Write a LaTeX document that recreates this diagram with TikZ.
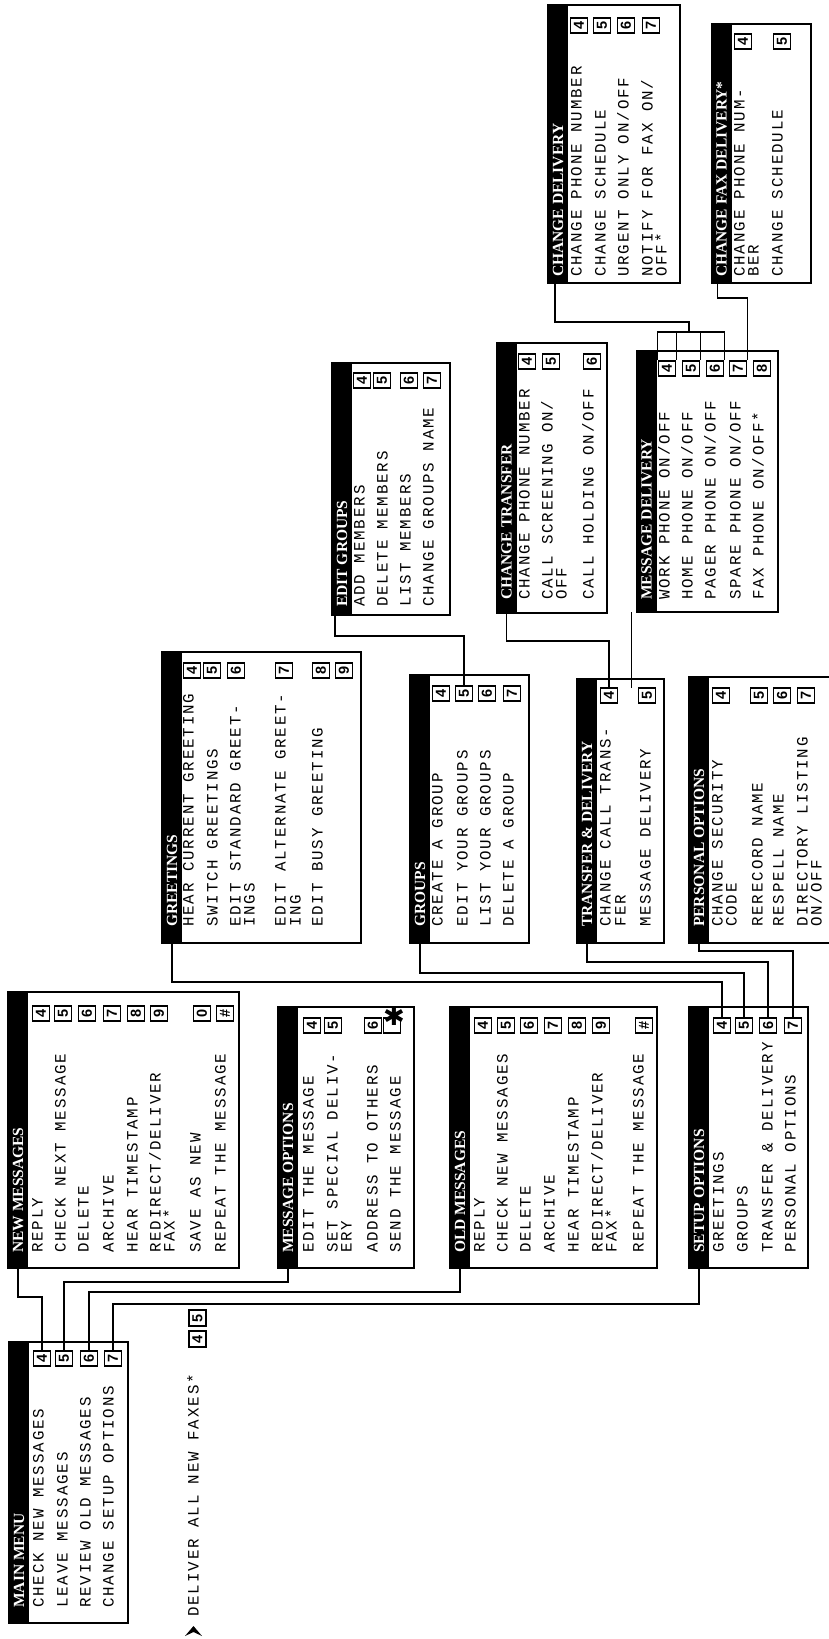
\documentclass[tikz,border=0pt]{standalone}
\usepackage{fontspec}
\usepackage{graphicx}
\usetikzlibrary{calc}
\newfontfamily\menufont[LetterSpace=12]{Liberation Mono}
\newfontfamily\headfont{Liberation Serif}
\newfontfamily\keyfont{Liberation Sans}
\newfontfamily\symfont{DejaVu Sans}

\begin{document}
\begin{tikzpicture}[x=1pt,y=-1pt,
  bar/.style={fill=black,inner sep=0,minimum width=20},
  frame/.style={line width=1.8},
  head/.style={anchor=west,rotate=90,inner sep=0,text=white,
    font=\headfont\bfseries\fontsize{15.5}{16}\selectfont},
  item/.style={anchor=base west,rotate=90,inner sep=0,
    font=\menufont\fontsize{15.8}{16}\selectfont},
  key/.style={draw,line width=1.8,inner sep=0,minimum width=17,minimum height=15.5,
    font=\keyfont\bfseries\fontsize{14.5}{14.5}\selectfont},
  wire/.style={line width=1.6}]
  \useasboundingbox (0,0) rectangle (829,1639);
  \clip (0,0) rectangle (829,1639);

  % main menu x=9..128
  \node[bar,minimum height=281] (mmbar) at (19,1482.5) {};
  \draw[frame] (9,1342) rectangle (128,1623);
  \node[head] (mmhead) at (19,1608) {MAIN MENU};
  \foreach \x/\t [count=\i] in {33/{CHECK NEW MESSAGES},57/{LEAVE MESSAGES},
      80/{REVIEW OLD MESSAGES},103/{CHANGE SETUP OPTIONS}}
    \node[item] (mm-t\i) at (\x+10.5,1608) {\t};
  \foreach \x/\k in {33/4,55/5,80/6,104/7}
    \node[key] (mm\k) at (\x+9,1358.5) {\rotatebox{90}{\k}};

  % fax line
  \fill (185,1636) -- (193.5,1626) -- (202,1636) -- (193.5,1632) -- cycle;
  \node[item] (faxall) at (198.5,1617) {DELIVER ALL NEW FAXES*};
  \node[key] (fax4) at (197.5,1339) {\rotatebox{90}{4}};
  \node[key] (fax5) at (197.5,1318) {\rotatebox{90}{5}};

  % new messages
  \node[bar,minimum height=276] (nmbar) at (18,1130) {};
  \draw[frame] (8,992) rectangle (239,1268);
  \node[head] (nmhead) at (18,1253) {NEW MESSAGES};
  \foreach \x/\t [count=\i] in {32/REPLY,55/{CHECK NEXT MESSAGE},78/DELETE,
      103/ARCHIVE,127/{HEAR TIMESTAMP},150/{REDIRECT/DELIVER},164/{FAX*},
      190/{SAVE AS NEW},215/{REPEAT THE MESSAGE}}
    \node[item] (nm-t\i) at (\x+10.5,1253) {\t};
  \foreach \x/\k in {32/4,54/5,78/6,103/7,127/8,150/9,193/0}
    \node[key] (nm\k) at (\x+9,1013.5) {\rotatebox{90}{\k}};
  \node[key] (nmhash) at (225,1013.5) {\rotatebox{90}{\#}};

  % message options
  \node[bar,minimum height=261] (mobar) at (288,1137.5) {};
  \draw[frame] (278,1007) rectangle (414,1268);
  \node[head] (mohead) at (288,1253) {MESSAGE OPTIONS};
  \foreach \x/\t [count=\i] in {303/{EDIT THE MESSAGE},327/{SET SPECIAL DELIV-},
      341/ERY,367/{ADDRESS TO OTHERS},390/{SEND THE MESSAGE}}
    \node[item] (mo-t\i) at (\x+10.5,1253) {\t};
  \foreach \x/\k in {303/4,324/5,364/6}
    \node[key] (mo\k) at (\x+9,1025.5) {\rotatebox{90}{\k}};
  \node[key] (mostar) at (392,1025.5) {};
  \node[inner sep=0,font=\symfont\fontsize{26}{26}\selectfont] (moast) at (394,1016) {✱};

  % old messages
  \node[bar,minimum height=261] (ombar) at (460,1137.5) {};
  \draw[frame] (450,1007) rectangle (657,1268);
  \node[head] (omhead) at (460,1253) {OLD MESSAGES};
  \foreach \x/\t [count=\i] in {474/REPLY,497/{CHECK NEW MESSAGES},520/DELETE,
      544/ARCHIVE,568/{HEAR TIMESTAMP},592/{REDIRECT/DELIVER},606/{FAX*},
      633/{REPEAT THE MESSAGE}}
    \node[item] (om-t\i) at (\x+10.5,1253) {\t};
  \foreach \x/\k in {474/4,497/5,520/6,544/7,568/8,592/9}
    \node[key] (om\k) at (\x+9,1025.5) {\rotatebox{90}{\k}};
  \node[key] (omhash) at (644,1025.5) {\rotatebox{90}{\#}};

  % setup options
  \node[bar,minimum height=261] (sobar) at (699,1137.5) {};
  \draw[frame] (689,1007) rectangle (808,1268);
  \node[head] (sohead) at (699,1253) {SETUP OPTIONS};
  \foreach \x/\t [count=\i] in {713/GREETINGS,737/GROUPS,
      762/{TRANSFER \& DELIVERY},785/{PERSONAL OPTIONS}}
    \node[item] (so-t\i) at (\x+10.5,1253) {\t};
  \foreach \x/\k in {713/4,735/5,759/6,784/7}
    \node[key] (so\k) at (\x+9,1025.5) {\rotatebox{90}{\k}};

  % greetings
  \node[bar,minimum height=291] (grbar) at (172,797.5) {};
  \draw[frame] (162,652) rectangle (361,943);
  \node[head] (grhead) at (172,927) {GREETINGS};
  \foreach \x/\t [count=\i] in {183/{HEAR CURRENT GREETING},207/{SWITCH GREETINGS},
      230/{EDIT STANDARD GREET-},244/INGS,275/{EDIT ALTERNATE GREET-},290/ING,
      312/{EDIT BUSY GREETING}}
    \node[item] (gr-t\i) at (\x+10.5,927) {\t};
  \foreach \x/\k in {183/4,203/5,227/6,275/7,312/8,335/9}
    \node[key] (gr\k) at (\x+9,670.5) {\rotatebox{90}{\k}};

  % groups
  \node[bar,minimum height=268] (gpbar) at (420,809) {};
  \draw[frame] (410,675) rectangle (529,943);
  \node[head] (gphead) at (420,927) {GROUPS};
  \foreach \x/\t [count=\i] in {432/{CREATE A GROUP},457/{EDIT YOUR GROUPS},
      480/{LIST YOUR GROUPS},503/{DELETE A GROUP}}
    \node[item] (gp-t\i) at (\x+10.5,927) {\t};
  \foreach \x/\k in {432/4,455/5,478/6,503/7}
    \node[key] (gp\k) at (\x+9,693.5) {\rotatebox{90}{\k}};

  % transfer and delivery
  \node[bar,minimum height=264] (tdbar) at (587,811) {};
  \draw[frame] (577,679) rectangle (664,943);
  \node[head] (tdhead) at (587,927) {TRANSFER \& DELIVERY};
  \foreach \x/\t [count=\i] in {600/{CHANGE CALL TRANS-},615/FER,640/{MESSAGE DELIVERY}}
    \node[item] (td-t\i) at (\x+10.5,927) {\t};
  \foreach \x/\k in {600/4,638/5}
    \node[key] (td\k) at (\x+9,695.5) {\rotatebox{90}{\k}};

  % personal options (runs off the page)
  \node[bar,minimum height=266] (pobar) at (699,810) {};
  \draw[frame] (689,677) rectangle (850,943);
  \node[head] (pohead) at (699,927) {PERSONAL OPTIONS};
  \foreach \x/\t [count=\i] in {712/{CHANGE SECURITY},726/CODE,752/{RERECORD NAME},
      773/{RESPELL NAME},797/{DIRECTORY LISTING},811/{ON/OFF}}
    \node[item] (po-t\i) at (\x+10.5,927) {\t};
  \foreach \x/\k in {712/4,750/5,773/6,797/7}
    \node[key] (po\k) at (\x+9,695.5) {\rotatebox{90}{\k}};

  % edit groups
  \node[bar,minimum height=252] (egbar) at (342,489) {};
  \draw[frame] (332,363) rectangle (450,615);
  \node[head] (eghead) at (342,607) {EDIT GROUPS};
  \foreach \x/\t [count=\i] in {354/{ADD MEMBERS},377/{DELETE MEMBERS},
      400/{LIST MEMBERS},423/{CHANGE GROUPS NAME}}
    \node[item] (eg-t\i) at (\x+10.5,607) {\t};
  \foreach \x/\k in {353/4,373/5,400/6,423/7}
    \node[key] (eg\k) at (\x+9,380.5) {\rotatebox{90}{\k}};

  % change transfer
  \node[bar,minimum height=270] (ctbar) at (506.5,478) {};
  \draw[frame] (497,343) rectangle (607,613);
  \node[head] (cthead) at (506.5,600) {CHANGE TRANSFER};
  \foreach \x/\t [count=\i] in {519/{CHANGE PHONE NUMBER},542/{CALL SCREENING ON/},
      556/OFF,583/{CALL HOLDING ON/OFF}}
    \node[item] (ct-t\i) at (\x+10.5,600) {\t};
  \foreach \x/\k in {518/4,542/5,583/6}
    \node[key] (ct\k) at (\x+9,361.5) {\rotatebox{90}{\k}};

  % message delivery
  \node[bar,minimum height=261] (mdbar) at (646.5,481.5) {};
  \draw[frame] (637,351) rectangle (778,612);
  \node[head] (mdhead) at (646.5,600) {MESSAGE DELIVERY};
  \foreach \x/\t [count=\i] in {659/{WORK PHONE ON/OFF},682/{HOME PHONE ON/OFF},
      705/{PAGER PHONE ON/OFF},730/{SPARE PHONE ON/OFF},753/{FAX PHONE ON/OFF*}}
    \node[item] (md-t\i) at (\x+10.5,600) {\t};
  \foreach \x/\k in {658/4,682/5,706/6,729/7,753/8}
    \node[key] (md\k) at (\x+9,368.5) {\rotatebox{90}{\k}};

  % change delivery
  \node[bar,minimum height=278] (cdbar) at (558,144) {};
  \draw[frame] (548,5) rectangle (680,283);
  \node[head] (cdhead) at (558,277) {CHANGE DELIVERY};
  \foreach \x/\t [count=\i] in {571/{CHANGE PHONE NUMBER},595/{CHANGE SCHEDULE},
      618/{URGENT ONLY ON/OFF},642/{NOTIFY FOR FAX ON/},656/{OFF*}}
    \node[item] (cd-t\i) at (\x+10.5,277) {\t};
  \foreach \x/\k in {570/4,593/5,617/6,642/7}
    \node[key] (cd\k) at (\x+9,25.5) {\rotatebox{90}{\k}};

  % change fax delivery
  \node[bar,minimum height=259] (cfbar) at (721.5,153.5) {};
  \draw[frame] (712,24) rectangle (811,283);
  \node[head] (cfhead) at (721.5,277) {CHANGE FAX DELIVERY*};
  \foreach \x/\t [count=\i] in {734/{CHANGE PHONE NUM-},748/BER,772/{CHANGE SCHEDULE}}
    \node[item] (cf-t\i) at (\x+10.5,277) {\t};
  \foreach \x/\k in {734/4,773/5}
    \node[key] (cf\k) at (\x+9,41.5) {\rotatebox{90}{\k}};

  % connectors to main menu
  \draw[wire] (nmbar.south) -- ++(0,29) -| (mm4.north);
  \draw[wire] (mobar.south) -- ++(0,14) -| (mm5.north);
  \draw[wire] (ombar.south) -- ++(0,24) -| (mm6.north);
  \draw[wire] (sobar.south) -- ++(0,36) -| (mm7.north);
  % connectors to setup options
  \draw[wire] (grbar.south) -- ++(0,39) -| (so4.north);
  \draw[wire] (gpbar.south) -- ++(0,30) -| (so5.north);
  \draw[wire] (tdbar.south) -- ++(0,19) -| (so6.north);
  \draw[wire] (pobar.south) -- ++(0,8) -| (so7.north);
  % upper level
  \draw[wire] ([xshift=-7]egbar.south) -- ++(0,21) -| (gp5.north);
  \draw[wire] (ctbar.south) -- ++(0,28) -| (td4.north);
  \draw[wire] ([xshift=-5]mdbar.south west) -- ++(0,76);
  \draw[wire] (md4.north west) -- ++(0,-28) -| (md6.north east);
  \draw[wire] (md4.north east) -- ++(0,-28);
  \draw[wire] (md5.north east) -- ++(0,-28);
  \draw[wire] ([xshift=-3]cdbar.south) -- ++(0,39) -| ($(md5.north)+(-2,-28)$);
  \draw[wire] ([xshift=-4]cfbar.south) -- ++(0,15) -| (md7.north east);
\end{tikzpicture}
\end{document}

## Work instructions
Give again, exactly, the lines from the start of the data through the one holding "(fax5) at (197.5,1318)"; omit the pictures.

## Full answer
Write a LaTeX document that recreates this diagram with TikZ.
\documentclass[tikz,border=0pt]{standalone}
\usepackage{fontspec}
\usepackage{graphicx}
\usetikzlibrary{calc}
\newfontfamily\menufont[LetterSpace=12]{Liberation Mono}
\newfontfamily\headfont{Liberation Serif}
\newfontfamily\keyfont{Liberation Sans}
\newfontfamily\symfont{DejaVu Sans}

\begin{document}
\begin{tikzpicture}[x=1pt,y=-1pt,
  bar/.style={fill=black,inner sep=0,minimum width=20},
  frame/.style={line width=1.8},
  head/.style={anchor=west,rotate=90,inner sep=0,text=white,
    font=\headfont\bfseries\fontsize{15.5}{16}\selectfont},
  item/.style={anchor=base west,rotate=90,inner sep=0,
    font=\menufont\fontsize{15.8}{16}\selectfont},
  key/.style={draw,line width=1.8,inner sep=0,minimum width=17,minimum height=15.5,
    font=\keyfont\bfseries\fontsize{14.5}{14.5}\selectfont},
  wire/.style={line width=1.6}]
  \useasboundingbox (0,0) rectangle (829,1639);
  \clip (0,0) rectangle (829,1639);

  % main menu x=9..128
  \node[bar,minimum height=281] (mmbar) at (19,1482.5) {};
  \draw[frame] (9,1342) rectangle (128,1623);
  \node[head] (mmhead) at (19,1608) {MAIN MENU};
  \foreach \x/\t [count=\i] in {33/{CHECK NEW MESSAGES},57/{LEAVE MESSAGES},
      80/{REVIEW OLD MESSAGES},103/{CHANGE SETUP OPTIONS}}
    \node[item] (mm-t\i) at (\x+10.5,1608) {\t};
  \foreach \x/\k in {33/4,55/5,80/6,104/7}
    \node[key] (mm\k) at (\x+9,1358.5) {\rotatebox{90}{\k}};

  % fax line
  \fill (185,1636) -- (193.5,1626) -- (202,1636) -- (193.5,1632) -- cycle;
  \node[item] (faxall) at (198.5,1617) {DELIVER ALL NEW FAXES*};
  \node[key] (fax4) at (197.5,1339) {\rotatebox{90}{4}};
  \node[key] (fax5) at (197.5,1318) {\rotatebox{90}{5}};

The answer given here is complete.